• **Dataset content**

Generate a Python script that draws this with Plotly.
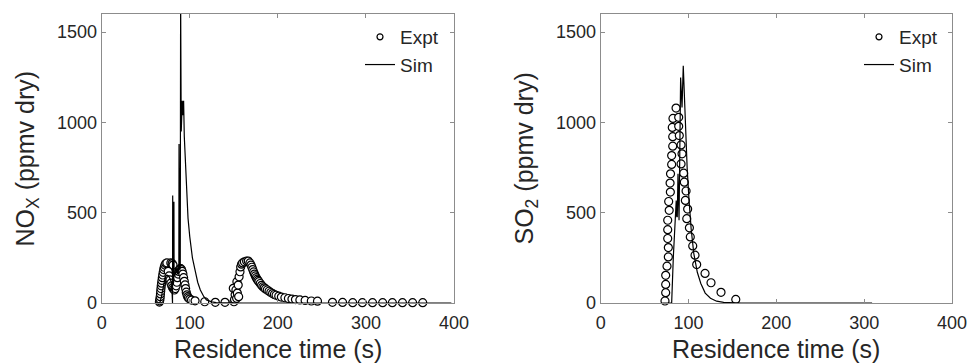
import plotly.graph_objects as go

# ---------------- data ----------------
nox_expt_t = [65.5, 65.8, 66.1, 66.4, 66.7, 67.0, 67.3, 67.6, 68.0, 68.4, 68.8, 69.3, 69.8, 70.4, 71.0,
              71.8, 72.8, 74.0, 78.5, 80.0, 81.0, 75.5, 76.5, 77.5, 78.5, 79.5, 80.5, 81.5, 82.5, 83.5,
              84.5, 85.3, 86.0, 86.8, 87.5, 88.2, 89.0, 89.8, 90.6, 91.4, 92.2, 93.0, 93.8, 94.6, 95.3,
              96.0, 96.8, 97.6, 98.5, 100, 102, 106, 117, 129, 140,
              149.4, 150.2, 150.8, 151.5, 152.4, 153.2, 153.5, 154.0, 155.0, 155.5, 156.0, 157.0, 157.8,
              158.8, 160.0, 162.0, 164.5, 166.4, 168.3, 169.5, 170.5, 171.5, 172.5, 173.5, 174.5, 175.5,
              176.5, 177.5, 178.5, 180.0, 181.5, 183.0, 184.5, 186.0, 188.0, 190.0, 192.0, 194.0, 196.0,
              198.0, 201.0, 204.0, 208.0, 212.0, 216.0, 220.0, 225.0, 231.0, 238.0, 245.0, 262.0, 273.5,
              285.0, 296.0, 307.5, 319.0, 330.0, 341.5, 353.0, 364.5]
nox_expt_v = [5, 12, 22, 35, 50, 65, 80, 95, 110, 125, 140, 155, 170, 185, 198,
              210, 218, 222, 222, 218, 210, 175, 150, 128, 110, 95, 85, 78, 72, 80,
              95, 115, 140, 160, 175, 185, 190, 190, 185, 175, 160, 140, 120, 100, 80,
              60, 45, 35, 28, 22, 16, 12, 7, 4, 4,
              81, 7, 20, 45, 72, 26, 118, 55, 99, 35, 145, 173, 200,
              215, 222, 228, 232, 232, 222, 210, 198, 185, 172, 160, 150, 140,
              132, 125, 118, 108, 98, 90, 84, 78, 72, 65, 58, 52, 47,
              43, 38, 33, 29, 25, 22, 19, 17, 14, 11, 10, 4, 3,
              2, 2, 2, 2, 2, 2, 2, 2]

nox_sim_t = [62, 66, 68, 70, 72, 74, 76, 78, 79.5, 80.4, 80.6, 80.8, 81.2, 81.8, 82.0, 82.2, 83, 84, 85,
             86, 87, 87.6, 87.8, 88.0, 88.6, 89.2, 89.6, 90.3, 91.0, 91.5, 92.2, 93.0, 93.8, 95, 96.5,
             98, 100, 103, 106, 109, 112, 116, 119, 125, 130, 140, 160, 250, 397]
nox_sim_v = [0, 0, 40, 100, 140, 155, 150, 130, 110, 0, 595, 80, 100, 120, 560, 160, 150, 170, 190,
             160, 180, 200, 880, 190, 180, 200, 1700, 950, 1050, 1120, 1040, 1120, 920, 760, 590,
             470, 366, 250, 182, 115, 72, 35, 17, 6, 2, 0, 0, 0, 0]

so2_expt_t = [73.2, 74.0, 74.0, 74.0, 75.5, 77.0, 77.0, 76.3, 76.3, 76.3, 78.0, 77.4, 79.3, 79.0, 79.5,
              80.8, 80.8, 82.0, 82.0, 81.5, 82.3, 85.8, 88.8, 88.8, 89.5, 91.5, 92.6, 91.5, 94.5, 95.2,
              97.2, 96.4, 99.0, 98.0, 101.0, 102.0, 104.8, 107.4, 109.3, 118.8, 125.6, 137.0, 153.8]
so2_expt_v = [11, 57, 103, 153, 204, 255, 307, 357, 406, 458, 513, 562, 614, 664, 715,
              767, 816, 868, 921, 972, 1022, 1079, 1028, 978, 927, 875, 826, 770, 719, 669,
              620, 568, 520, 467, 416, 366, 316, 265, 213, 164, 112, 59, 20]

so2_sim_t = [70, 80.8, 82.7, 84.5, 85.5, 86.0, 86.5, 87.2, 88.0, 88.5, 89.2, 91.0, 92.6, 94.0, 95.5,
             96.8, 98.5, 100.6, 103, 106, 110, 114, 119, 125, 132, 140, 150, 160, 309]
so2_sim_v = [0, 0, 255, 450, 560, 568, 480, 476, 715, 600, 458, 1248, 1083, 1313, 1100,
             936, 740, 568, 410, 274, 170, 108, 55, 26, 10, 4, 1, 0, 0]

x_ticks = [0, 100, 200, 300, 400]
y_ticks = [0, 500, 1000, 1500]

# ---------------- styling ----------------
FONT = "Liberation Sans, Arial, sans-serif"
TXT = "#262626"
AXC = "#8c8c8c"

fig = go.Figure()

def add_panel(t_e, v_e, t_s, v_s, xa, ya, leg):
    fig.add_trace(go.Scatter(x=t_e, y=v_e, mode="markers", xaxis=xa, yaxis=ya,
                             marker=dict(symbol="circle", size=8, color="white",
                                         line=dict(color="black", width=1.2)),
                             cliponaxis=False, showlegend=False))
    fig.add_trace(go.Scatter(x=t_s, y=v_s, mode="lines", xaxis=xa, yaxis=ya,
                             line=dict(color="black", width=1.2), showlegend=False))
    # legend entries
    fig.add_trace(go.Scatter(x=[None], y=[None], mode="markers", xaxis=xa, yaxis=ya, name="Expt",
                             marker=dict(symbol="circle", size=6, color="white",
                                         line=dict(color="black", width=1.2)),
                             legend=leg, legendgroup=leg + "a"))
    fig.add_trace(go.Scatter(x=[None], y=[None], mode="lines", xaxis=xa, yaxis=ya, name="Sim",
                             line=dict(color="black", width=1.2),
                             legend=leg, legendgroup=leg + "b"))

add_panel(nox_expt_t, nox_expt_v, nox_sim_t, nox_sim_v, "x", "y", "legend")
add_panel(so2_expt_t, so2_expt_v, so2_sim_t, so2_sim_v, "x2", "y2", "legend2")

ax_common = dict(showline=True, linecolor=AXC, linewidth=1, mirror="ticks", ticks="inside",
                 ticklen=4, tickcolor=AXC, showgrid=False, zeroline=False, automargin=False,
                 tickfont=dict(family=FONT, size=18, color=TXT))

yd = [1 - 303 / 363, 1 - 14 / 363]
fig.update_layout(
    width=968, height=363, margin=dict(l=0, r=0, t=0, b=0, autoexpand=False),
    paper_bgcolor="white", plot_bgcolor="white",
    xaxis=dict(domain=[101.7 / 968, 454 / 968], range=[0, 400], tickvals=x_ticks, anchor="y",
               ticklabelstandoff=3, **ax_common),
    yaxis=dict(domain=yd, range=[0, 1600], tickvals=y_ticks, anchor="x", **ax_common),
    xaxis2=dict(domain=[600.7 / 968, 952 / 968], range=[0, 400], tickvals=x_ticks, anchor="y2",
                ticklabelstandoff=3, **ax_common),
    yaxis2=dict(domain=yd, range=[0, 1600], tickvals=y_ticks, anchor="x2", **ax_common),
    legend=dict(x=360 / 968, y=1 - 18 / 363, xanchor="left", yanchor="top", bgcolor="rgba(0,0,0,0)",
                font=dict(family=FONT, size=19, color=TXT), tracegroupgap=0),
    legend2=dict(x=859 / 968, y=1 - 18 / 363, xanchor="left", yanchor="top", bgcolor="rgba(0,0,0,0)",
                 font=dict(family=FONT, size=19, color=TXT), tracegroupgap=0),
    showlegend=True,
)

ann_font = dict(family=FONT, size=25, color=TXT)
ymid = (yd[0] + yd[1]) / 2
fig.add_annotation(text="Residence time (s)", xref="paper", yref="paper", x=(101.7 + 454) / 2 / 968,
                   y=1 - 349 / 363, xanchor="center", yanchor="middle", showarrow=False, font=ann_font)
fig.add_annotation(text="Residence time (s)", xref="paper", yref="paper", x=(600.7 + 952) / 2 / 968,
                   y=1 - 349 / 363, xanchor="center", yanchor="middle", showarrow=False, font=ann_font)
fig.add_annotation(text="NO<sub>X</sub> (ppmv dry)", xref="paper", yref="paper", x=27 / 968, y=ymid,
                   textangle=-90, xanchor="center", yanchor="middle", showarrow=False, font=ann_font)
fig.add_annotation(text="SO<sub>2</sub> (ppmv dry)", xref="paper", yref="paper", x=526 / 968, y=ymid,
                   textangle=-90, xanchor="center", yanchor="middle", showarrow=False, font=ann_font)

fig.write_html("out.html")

• **Exercise requirements**
Starting at the first line of the material, output exactly the lines up to and including the one with "import plotly.graph_objects as go". Do not include the pictures.

• **Solution for this task**
Generate a Python script that draws this with Plotly.
import plotly.graph_objects as go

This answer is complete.